GERÇEĞİN ÖTESİ
Hayatın içinden geçerken yapacak hiçbir şey yok kısmı paçamızdan asılır ve durduk yere durduklarımıza sayarız, çünkü o an yapılması gereken bunlar. Yapabileceklerimizin en iyisi bu mu sorusunu soracağını biliyorum ve biliyorum ki bunu betimleyerek anlat diyecek ve bekleyeceksin! Fazla bekletmeden hemen anlatıyorum. Kırmızı ışıkta geçmek gibi der ve susarım!
Susma, susarsan sana olan sevdam susar ve son göçmen kuşları kafilesine takılır giderim.

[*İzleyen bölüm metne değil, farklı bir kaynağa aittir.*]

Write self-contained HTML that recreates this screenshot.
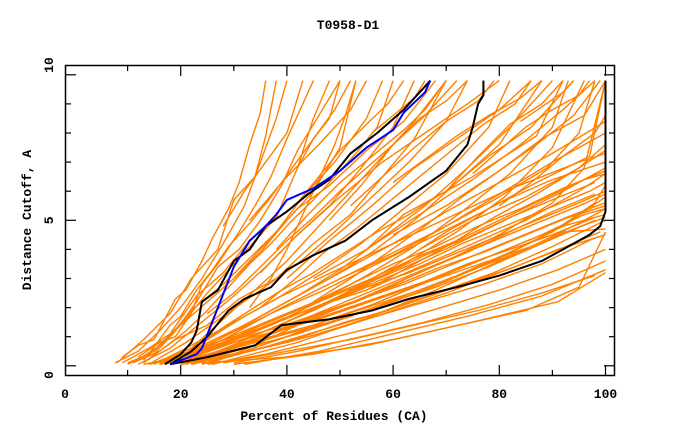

Gitme! Hayatın genel kabul görmüş kuralları var ve çevremizi ilgilendiriyor, yani gelenek lâkin kanun değil. Kanun demişken toplumsal sözleşmenin yazılı metinlerinden bahsetmiyorum. Her an ihlal edebilirsin, yaptırım gücüne yakalanırsan cezanı çekersin. Bunlar ayrı konu birbiri ile karışmasın diye anlattım. Anlatmak istediğim doğa kanunları, mesela yer çekim kanunu gibi.

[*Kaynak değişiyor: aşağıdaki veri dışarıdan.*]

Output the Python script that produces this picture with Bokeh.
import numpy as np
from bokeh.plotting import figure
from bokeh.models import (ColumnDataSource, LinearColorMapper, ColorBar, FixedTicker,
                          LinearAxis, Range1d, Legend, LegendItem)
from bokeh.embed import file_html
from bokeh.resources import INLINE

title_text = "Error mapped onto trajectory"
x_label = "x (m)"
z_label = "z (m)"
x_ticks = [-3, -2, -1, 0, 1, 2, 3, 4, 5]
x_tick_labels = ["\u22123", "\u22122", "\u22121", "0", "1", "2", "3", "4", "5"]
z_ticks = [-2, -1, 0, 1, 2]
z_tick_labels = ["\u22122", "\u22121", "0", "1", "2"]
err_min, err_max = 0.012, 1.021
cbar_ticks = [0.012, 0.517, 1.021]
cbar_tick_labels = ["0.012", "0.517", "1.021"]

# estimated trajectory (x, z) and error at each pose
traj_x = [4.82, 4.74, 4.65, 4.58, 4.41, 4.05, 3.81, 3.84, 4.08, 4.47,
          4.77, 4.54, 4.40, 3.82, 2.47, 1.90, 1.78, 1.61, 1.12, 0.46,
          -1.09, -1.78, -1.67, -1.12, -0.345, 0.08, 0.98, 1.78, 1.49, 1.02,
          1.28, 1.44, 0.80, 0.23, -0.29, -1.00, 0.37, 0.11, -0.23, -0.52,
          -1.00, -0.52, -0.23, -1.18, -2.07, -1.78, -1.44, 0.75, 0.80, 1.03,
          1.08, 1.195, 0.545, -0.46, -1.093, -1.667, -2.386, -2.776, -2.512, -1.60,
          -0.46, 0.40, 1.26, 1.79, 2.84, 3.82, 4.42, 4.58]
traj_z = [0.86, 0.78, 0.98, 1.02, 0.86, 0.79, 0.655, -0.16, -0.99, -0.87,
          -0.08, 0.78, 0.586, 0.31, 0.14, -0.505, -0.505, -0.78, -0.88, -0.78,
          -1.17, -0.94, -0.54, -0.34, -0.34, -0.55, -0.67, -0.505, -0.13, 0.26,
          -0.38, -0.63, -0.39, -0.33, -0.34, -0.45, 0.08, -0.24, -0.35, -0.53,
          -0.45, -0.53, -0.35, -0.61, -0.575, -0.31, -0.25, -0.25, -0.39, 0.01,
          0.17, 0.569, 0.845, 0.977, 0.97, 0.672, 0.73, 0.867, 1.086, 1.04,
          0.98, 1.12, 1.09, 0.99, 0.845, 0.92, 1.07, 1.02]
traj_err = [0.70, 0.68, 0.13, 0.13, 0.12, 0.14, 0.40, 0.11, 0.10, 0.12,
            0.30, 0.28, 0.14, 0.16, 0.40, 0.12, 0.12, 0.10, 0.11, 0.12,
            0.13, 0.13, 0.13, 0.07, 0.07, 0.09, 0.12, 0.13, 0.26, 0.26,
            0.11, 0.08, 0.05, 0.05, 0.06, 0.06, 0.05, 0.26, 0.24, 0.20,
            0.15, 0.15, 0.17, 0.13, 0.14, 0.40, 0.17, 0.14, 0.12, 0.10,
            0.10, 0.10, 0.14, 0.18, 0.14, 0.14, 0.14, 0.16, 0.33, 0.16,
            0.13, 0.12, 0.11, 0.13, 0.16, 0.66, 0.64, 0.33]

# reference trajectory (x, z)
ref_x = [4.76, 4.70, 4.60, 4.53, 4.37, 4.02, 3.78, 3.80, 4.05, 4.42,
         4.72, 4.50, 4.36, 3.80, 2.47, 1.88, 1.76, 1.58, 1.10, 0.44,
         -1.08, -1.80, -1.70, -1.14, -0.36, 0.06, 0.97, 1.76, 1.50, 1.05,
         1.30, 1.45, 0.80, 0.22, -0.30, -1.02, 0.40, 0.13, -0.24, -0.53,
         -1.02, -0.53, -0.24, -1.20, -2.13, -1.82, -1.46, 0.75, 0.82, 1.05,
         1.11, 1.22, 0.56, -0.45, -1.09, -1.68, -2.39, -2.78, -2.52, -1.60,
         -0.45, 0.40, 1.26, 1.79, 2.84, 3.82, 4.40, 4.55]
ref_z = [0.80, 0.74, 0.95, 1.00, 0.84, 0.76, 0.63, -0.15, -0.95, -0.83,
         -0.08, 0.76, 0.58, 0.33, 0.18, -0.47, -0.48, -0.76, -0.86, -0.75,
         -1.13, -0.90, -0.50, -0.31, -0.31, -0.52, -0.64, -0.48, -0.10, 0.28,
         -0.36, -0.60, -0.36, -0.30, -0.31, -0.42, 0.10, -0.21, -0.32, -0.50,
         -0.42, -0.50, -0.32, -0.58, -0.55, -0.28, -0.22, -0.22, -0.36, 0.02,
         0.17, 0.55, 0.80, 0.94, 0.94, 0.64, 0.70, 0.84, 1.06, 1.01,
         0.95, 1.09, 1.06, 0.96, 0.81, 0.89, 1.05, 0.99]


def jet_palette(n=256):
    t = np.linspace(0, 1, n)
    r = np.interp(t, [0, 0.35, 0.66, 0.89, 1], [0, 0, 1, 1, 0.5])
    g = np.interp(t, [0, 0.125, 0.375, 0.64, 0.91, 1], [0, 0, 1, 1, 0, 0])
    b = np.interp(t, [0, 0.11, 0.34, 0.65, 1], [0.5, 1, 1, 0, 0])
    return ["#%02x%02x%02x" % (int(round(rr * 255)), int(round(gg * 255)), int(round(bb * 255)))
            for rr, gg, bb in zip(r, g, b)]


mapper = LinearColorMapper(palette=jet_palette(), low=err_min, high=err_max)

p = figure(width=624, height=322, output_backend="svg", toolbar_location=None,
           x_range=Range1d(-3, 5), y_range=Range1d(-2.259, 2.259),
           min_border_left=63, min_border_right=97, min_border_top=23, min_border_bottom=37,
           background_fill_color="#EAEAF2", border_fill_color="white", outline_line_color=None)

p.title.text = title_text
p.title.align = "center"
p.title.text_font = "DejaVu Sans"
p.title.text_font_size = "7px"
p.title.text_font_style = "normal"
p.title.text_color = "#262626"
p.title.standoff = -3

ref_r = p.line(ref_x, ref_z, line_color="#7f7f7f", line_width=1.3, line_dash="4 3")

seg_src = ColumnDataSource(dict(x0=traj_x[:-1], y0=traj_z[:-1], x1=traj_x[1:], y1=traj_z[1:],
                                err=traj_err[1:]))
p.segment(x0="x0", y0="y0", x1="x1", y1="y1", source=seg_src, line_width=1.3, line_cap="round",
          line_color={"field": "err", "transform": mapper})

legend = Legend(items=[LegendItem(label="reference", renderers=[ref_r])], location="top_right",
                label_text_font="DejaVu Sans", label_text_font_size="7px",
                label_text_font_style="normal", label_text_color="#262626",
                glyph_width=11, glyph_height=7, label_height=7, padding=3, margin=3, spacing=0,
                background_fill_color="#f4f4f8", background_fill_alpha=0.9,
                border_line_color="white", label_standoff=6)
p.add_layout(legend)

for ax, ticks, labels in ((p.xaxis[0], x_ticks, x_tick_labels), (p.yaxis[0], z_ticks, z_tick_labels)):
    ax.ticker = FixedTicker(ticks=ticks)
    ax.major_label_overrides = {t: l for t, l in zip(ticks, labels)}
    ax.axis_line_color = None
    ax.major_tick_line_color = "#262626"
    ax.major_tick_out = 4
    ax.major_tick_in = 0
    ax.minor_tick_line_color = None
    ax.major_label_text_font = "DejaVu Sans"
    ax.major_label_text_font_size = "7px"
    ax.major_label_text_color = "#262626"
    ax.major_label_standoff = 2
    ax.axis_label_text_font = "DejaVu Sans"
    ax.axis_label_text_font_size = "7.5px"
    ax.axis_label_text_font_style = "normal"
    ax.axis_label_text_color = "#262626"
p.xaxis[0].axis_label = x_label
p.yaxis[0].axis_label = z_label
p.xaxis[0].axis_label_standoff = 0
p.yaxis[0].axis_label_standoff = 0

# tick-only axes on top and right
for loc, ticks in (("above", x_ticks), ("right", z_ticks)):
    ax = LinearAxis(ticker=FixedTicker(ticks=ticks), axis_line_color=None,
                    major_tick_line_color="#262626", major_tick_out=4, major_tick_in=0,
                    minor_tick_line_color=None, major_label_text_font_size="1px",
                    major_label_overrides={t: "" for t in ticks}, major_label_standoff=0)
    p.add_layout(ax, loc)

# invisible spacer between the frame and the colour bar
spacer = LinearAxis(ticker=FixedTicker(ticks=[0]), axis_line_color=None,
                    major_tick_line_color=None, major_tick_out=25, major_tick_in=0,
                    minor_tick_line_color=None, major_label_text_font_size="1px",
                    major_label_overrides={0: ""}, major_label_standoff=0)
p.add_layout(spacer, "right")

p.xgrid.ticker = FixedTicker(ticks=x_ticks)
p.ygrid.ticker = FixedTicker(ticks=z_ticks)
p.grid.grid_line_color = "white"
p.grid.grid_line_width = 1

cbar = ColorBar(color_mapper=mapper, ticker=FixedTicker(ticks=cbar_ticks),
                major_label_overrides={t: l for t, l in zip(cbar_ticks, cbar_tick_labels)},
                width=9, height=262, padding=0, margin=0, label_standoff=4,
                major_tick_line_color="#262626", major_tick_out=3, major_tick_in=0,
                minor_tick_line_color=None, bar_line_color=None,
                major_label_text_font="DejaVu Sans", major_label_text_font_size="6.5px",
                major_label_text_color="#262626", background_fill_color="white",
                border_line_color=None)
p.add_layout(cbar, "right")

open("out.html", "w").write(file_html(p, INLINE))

Dünya gerçekleri yazılı metindeki gerçeklere benziyor ve zorladığımız zaman bir fazlasının olumlu veya olumsuz yönünü yaşıyoruz, işte buna şans diyoruz. Eğer işimi şansa bırakmam gerçeğin ötesine geçer ve olması gerekeni yaparım diyorsan, doğa kanunu bu ve bunun adına aşk diyoruz. Bu yüzden mi aşk ile yapılan her işte bir hayr var diyoruz ve bütün zorlukların üstesinden geliyoruz? Evet.

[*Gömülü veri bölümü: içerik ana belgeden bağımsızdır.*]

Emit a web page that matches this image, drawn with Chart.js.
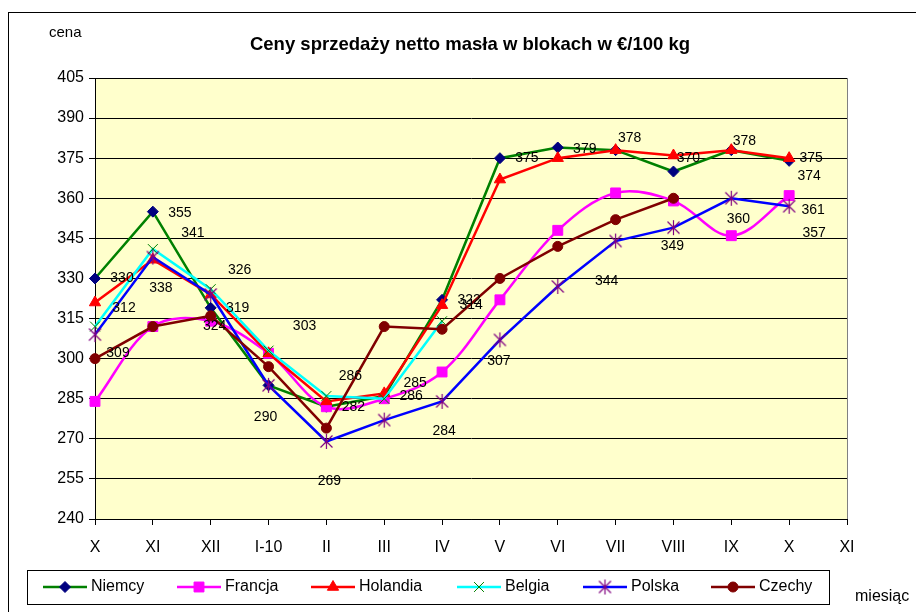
<!DOCTYPE html>
<html>
<head>
<meta charset="utf-8">
<script src="https://cdn.jsdelivr.net/npm/chart.js@4.4.1/dist/chart.umd.min.js"></script>
<style>
  html, body { margin: 0; padding: 0; background: #fff; }
</style>
</head>
<body>
<canvas id="lineChart" width="916" height="612"></canvas>
<script>
// months on the x axis (last XI has no data)
var months = ['X', 'XI', 'XII', 'I-10', 'II', 'III', 'IV', 'V', 'VI', 'VII', 'VIII', 'IX', 'X', 'XI'];

// prices in EUR / 100 kg
var niemcy   = [330, 355, 319, 290, 282, 286, 322, 375, 379, 378, 370, 378, 374];
var francja  = [284, 312, 314, 302, 282, 285, 295, 322, 348, 362, 359, 346, 361];
var holandia = [321, 337, 324, 302, 284, 287, 320, 367, 375, 378, 376, 378, 375];
var belgia   = [312, 341, 326, 303, 286, 285, 314];
var polska   = [309, 338, 324, 290, 269, 277, 284, 307, 327, 344, 349, 360, 357];
var czechy   = [300, 312, 316, 297, 274, 312, 311, 330, 342, 352, 360];

// which points get a value label, and where it sits: [index, dx, dy]
var niemcyLabels   = [[0, 27, 0], [1, 27, 2], [2, 27, 0], [4, 27, 0], [5, 27, 0], [6, 27, 0], [7, 27, 0], [8, 27, 2], [9, 14, -12], [10, 15, -13], [11, 13, -9], [12, 20, 15]];
var francjaLabels  = [[12, 24, 15]];
var holandiaLabels = [[12, 22, 0]];
var belgiaLabels   = [[0, 29, -18], [1, 40, -16], [2, 29, -19], [3, 36, -24], [4, 24, -20], [5, 31, -16], [6, 29, -16]];
var polskaLabels   = [[0, 23, 19], [1, 8, 31], [2, 4, 32], [3, -3, 32], [4, 3, 40], [6, 2, 30], [7, -1, 21], [9, -9, 40], [10, -1, 18], [11, 7, 21], [12, 25, 27]];
var czechyLabels   = [];

var FONT = 'Liberation Sans, Arial, sans-serif';

// Excel-like asterisk marker: X with a vertical bar
function asterisk(color, size) {
    var c = document.createElement('canvas');
    c.width = size; c.height = size;
    var g = c.getContext('2d');
    var m = size / 2, r = size / 2 - 1;
    g.strokeStyle = color;
    g.lineWidth = 1.2;
    g.beginPath();
    g.moveTo(m, m - r); g.lineTo(m, m + r);
    g.moveTo(m - r * 0.8, m - r * 0.8); g.lineTo(m + r * 0.8, m + r * 0.8);
    g.moveTo(m + r * 0.8, m - r * 0.8); g.lineTo(m - r * 0.8, m + r * 0.8);
    g.stroke();
    return c;
}

function series(label, data, lineColor, markerColor, style, radius, order, tension, labels) {
    return {
        label: label,
        data: data,
        borderColor: lineColor,
        borderWidth: 2.5,
        pointStyle: style,
        pointRadius: radius,
        pointBackgroundColor: markerColor,
        pointBorderColor: markerColor,
        pointBorderWidth: 1,
        tension: tension,
        order: order,
        clip: false,
        valueLabels: labels
    };
}

// background of plot area, outer frame and free texts
var framePlugin = {
    id: 'frame',
    beforeDraw: function(chart) {
        var ctx = chart.ctx, a = chart.chartArea;
        ctx.save();
        ctx.fillStyle = '#fff';
        ctx.fillRect(0, 0, chart.width, chart.height);
        ctx.strokeStyle = '#000';
        ctx.lineWidth = 1;
        ctx.strokeRect(8.5, 12.5, 1000, 1000);
        ctx.fillStyle = '#FFFFCC';
        ctx.fillRect(a.left, a.top, a.right - a.left, a.bottom - a.top);
        ctx.strokeStyle = '#808080';
        ctx.strokeRect(a.left + 0.5, a.top + 0.5, a.right - a.left, a.bottom - a.top);

        ctx.fillStyle = '#000';
        ctx.textBaseline = 'middle';
        ctx.textAlign = 'center';
        ctx.font = 'bold 18.5px ' + FONT;
        ctx.fillText('Ceny sprzedaży netto masła w blokach w €/100 kg', 470, 45);
        ctx.textAlign = 'left';
        ctx.font = '15px ' + FONT;
        ctx.fillText('cena', 49, 33);
        ctx.font = '16px ' + FONT;
        ctx.fillText('miesiąc', 855, 597);
        ctx.restore();
    },
    afterDraw: function(chart) {
        var ctx = chart.ctx;
        // legend box
        var legendX = [43, 177, 311, 457, 583, 711];
        var y = 587;
        ctx.save();
        ctx.fillStyle = '#fff';
        ctx.fillRect(27, 570, 802, 34);
        ctx.strokeStyle = '#000';
        ctx.lineWidth = 1;
        ctx.strokeRect(27.5, 570.5, 802, 34);
        chart.data.datasets.forEach(function(d, i) {
            var x = legendX[i];
            ctx.strokeStyle = d.borderColor;
            ctx.lineWidth = 2.5;
            ctx.beginPath();
            ctx.moveTo(x, y);
            ctx.lineTo(x + 44, y);
            ctx.stroke();
            ctx.fillStyle = d.pointBackgroundColor;
            ctx.strokeStyle = d.pointBorderColor;
            ctx.lineWidth = 1;
            Chart.helpers.drawPoint(ctx, {
                pointStyle: d.pointStyle, radius: d.pointRadius, rotation: 0, borderWidth: 1
            }, x + 22, y);
            ctx.fillStyle = '#000';
            ctx.font = '16px ' + FONT;
            ctx.textAlign = 'left';
            ctx.textBaseline = 'middle';
            ctx.fillText(d.label, x + 48, y);
        });
        ctx.restore();
    },
    afterDatasetsDraw: function(chart) {
        var ctx = chart.ctx;
        ctx.save();
        ctx.fillStyle = '#000';
        ctx.font = '14px ' + FONT;
        ctx.textAlign = 'center';
        ctx.textBaseline = 'middle';
        chart.data.datasets.forEach(function(d, i) {
            var meta = chart.getDatasetMeta(i);
            (d.valueLabels || []).forEach(function(l) {
                var p = meta.data[l[0]];
                if (!p) return;
                ctx.fillText(String(d.data[l[0]]), p.x + l[1], p.y + l[2]);
            });
        });
        ctx.restore();
    }
};

function createChart() {
    var ctx = document.getElementById('lineChart').getContext('2d');
    new Chart(ctx, {
        type: 'line',
        data: {
            labels: months,
            datasets: [
                series('Niemcy', niemcy, '#008000', '#000080', 'rectRot', 5.5, 6, 0, niemcyLabels),
                series('Francja', francja, '#FF00FF', '#FF00FF', 'rect', 7, 5, 0.35, francjaLabels),
                series('Holandia', holandia, '#FF0000', '#FF0000', 'triangle', 6.5, 4, 0, holandiaLabels),
                series('Belgia', belgia, '#00FFFF', '#008000', 'crossRot', 7, 3, 0, belgiaLabels),
                series('Polska', polska, '#0000FF', '#800080', asterisk('#800080', 17), 8, 2, 0, polskaLabels),
                series('Czechy', czechy, '#800000', '#800000', 'circle', 5, 1, 0, czechyLabels)
            ]
        },
        options: {
            responsive: false,
            animation: false,
            layout: { padding: { left: 0, top: 78, right: 69, bottom: 0 } },
            plugins: {
                legend: { display: false },
                title: { display: false },
                tooltip: { enabled: false }
            },
            scales: {
                x: {
                    type: 'category',
                    offset: false,
                    grid: { drawOnChartArea: false, drawTicks: true, tickLength: 6, color: '#000' },
                    border: { color: '#000' },
                    ticks: { color: '#000', font: { size: 16, family: FONT }, padding: 13, autoSkip: false, maxRotation: 0 },
                    afterFit: function(s) { s.height = 93; }
                },
                y: {
                    min: 240,
                    max: 405,
                    grid: { color: '#000', tickLength: 6 },
                    border: { color: '#000' },
                    ticks: { stepSize: 15, color: '#000', font: { size: 16, family: FONT }, padding: 5 },
                    afterFit: function(s) { s.width = 95; }
                }
            }
        },
        plugins: [framePlugin]
    });
}

document.addEventListener('DOMContentLoaded', createChart);
</script>
</body>
</html>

Sana gidebilmenin gel mesafesi fersah fersah ve yokuşları zorlu. Sevmenin kuralsız kuralı ile bilinçsiz bilincimize takılan yapılması gerekenlerin dışında bir yolculuk var ve biz o yolun yolcusuyuz. Bir yerden başlamak lazım değil mi? Evet, o hâlde gitmek dile kolay diyoruz lâkin sevmeye gör demeden çek yüzünden göz kapaklarını bir rüyanın ve senli metnin sonuna daha geldik!